Los reyes de Francia se arrogaron el sobrenombre de "cristianísimos", al igual que "católicos" los de España, y el adjetivo cristiano es, ha sido y será paradigma de dignidad y del más aquilatado europeísmo. Y ese adjetivo está presente en el nombre de países, regiones, universidades, instituciones públicas y privadas de todo tipo y sustituirlo o negarlo, como es moda y tendencia actual del progresismo laico, insistimos, no es sino una falsificación de la historia. Una falsificación burda y malintencionada, una más, al fin y al cabo, de las muchas con que los políticos han tratado de enmascarar sus intereses bastardos, explicándonos muchos hechos históricos sin rigor ni veracidad, pero tratando siempre de arrimar un ascua a su escuálida sardina, para ganarse, a costa de cualquier mentira, la influencia social que necesitan para mantenerse en un poder que muchas veces no merecen.
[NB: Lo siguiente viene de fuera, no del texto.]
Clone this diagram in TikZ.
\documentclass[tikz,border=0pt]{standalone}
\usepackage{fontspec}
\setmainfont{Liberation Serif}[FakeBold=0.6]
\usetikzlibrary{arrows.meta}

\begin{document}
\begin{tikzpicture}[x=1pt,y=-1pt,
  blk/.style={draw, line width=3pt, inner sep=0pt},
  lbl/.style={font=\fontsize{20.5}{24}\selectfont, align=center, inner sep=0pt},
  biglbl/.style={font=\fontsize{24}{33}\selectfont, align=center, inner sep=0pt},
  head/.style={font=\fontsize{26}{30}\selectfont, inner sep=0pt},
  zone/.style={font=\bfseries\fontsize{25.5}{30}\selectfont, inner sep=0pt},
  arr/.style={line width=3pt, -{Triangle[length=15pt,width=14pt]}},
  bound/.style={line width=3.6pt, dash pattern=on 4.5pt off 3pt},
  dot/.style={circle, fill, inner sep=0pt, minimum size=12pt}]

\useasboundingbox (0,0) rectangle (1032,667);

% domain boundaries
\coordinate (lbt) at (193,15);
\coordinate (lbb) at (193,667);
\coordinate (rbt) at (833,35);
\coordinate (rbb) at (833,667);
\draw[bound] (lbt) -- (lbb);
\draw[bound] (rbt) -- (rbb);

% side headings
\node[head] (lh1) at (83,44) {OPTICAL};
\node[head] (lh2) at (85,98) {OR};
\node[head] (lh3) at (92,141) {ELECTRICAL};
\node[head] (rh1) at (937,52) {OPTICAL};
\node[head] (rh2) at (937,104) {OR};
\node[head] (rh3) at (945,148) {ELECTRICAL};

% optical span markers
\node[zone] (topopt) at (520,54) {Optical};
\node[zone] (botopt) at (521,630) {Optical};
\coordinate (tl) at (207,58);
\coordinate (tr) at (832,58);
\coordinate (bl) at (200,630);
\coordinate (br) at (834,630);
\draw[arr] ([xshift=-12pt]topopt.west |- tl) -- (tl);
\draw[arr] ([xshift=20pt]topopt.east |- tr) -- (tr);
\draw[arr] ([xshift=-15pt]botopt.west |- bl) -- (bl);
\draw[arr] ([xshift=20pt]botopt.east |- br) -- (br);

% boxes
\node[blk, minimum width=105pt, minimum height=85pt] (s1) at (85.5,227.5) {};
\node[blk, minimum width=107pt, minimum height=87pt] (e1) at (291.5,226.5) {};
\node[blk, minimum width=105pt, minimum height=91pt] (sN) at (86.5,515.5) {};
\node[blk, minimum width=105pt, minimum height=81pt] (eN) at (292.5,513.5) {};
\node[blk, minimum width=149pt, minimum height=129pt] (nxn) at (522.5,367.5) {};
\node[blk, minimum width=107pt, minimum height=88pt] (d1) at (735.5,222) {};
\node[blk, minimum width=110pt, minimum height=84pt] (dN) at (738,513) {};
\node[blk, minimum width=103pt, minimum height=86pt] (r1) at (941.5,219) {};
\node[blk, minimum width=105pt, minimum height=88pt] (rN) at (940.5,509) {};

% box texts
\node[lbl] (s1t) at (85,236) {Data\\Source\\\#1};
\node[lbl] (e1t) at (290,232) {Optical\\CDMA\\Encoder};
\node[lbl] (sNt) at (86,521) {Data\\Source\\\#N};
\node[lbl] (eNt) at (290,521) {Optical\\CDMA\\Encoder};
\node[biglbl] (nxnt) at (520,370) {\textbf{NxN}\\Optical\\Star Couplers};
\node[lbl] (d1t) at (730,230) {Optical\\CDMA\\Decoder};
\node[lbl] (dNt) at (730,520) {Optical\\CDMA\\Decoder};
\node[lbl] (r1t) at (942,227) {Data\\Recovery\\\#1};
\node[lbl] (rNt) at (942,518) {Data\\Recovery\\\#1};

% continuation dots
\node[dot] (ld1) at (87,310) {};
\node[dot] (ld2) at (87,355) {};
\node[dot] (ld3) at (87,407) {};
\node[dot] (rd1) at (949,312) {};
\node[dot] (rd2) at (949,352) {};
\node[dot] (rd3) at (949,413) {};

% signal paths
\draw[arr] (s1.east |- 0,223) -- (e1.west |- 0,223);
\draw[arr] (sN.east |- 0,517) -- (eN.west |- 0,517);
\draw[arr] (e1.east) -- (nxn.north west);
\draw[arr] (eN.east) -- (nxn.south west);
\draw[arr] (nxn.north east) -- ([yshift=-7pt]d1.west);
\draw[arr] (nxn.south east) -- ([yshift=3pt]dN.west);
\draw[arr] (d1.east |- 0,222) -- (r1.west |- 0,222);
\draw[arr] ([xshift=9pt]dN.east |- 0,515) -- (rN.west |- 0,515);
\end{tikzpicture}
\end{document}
Pero los hechos históricos son tercos... De Roma venimos, de Roma somos descendientes, porque Roma nos hizo, nos legó su lengua y su cultura, su civilización y sus inmensos tesoros del derecho civil. Y la cruz romana, primero símbolo de suplicio y de muerte, gracias a la fe cristiana, abanderada y expandida por la Iglesia católica romana, acabó por convertirse en símbolo de amor, de esperanza y de civilidad.